Они малочисленны, но словно бы приговорены к вечности.
Они эфемерны, подобно тростнику, колеблемому и гонимому всеми ветрами, но тростник этот — мыслящий.
И на этом эфемерном, исчезающем на ветру человеке, неком прообразе моей мечты о Сверхчеловеке, построено грандиозное здание еврейского Ветхого Завета, жизни в тысячелетиях.
На грани исчезновения они не шли на компромисс, не отказывались от высокой морали, настоянной на неистребимой романтике, настроенной на величие всего, что наиболее привлекательно, обманчиво, и потому особенно влечет к себе.
Вот я завершил фразу и поставил точку — «Мы, артисты, люди творчества, выделенные среди зрительской массы, благодарны за все это — евреям».

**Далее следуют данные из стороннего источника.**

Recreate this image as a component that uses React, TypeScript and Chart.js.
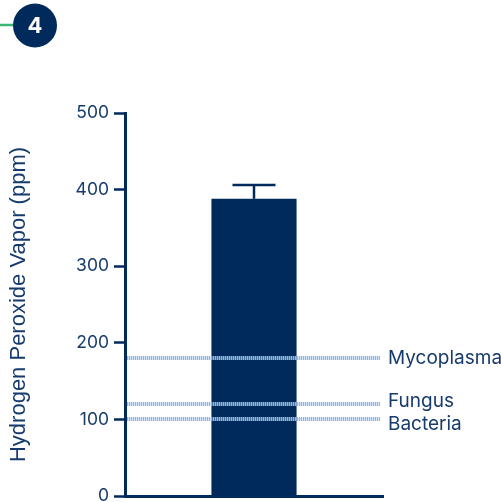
import React, { useEffect, useRef } from "react";
import { Chart, registerables } from "chart.js";

Chart.register(...registerables);

const categories = ["HPV"];
const concentration = [388];
const errorUpper = [406];
const thresholdNames = ["Mycoplasma", "Fungus", "Bacteria"];
const thresholdValues = [180, 120, 100];
const yTicks = [0, 100, 200, 300, 400, 500];

const NAVY = "#002a5c";
const TEXT = "#173b6c";
const DOT_BLUE = "#86b9e6";
const DOT_BAND = "rgba(160, 200, 238, 0.45)";

const overlayPlugin = {
  id: "overlay",
  afterDatasetsDraw(chart: any) {
    const { ctx, chartArea, scales } = chart;
    const y = scales.y;
    const meta = chart.getDatasetMeta(0);

    // error bar
    ctx.save();
    ctx.strokeStyle = NAVY;
    ctx.lineWidth = 2.5;
    meta.data.forEach((bar: any, i: number) => {
      const top = y.getPixelForValue(errorUpper[i]);
      ctx.beginPath();
      ctx.moveTo(bar.x, bar.y);
      ctx.lineTo(bar.x, top);
      ctx.stroke();
      ctx.beginPath();
      ctx.moveTo(bar.x - 21.5, top);
      ctx.lineTo(bar.x + 21.5, top);
      ctx.stroke();
    });
    ctx.restore();

    // threshold lines: pale band with 1px stripes every other pixel
    ctx.save();
    const x0 = Math.round(chartArea.left) + 2;
    const x1 = Math.round(chartArea.right) - 3;
    thresholdValues.forEach((v) => {
      const py = Math.round(y.getPixelForValue(v));
      ctx.fillStyle = DOT_BAND;
      ctx.fillRect(x0, py - 2, x1 - x0, 4);
      ctx.fillStyle = DOT_BLUE;
      for (let x = x0; x < x1; x += 2) {
        ctx.fillRect(x, py - 2, 1, 4);
      }
    });
    ctx.fillStyle = TEXT;
    ctx.font = "19px Inter";
    ctx.textBaseline = "middle";
    ctx.textAlign = "left";
    thresholdNames.forEach((name, i) => {
      const py = y.getPixelForValue(thresholdValues[i]);
      const off = name === "Bacteria" ? 5 : name === "Fungus" ? -3 : 0;
      ctx.fillText(name, chartArea.right + 5, py + off);
    });
    ctx.restore();

    // step badge
    ctx.save();
    ctx.strokeStyle = "#3fb574";
    ctx.lineWidth = 2.5;
    ctx.beginPath();
    ctx.moveTo(0, 25);
    ctx.lineTo(14, 25);
    ctx.stroke();
    ctx.fillStyle = NAVY;
    ctx.beginPath();
    ctx.arc(35, 25.5, 22, 0, Math.PI * 2);
    ctx.fill();
    ctx.fillStyle = "#ffffff";
    ctx.font = "bold 22px Inter";
    ctx.textAlign = "center";
    ctx.textBaseline = "middle";
    ctx.fillText("4", 35, 26);
    ctx.restore();
  },
};

export default function App() {
  const ref = useRef<HTMLCanvasElement | null>(null);

  useEffect(() => {
    if (!ref.current) return;
    const chart = new Chart(ref.current, {
      type: "bar",
      data: {
        labels: categories,
        datasets: [
          {
            data: concentration,
            backgroundColor: NAVY,
            borderWidth: 0,
            barPercentage: 0.33,
            categoryPercentage: 1,
          },
        ],
      },
      options: {
        responsive: false,
        animation: false,
        layout: { padding: { top: 113, right: 118, bottom: 6, left: 0 } },
        plugins: { legend: { display: false }, tooltip: { enabled: false } },
        scales: {
          x: {
            ticks: { display: false },
            grid: { display: false, drawTicks: false },
            border: { display: true, color: NAVY, width: 3 },
            afterFit: (scale: any) => {
              scale.height = 0;
              scale.paddingLeft = 0;
              scale.paddingRight = 0;
            },
          },
          y: {
            min: 0,
            max: 500,
            afterBuildTicks: (scale: any) => {
              scale.ticks = yTicks.map((v) => ({ value: v }));
            },
            afterFit: (scale: any) => {
              scale.width = 125;
              scale.paddingTop = 0;
              scale.paddingBottom = 0;
            },
            ticks: {
              color: TEXT,
              font: { family: "Inter", size: 17.5 },
              padding: 5,
            },
            grid: {
              drawOnChartArea: false,
              drawTicks: true,
              tickLength: 11,
              tickWidth: 2.5,
              tickColor: NAVY,
            },
            border: { display: true, color: NAVY, width: 3 },
            title: {
              display: true,
              text: "Hydrogen Peroxide Vapor (ppm)",
              color: TEXT,
              font: { family: "Liberation Sans", size: 22 },
              padding: { top: 6, bottom: 0 },
            },
          },
        },
      },
      plugins: [overlayPlugin],
    });
    return () => chart.destroy();
  }, []);

  return (
    <div style={{ position: "absolute", left: 0, top: 0, width: 501, height: 502, background: "#fff" }}>
      <canvas ref={ref} width={501} height={502} />
    </div>
  );
}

Но я-то живу среди немцев, и как ни сопротивляюсь, как ни отбиваюсь руками и ногами, а, главное, своими сочинениями, они выкраивают меня на свой лад, приписывая мне свои глупости, рожденные явными приступами одурения, выворачивающего их существо ненавистью к французам, полякам, итальянцам, но более всего, к евреям.
Их вдохновляет явно страдающий умственным канцером канцлер Отто Бисмарк. Их пленит велеречивая тупость, рожденная обызвествленными сосудами мозга забинтованной головы, простите за выражение, «историка» Алоиза Трейчке.
Когда здесь, в Ницце, у Средиземного моря, легкость воздуха которого породила летучесть латинских языков, вспоминаю тяжелый спертый воздух Германии, я начинаю задыхаться, меня сотрясает жесточайшая рвота.
Может ли целый народ выглядеть массой, вырвавшейся на волю из домов умалишенных?
И меня, к стыду моему и раскаянию, не обошла эта инфекция. Я не встречал ни одного немца, чей желудок, в отличие от желудков итальянцев, французов, англичан, может переварить «еврея».
Антисемитизм — позорная болезнь немцев. Их снедает страх перед более сильной расой, а евреи — самая сильная раса, которая может получить господство над Европой, но она этого не хочет, мечтая влиться в жизнь европейских народов, покончить с кочевой жизнью.
Я бы призвал — изгнать из страны антисемитских крикунов.
Конечно, лучше бы они, на духу не переносящие евреев, сами покинули Германию, как моя сестрица с новоиспеченным мужем, отчаянным антисемитом Фёрстером. Они собираются уехать в Парагвай. Из разговоров с нею, сводящих меня с ума, я понимаю, что и она подхватила эту антисемитскую заразу, но как существо, варварски хитрое, размышляет, как на этом деле поживиться.
Вот и соединит она моего «Сверхчеловека» с этой антисемитской обезьяной Фёрстером.
Возвращение тевтонского варварства под видом «Сверхчеловека» объединит немцев, прольют они реки еврейской крови и, как всегда, в результате сами окажутся на краю гибели. И никакие Нибелунги им не помогут, а марши Вагнера станут похоронными.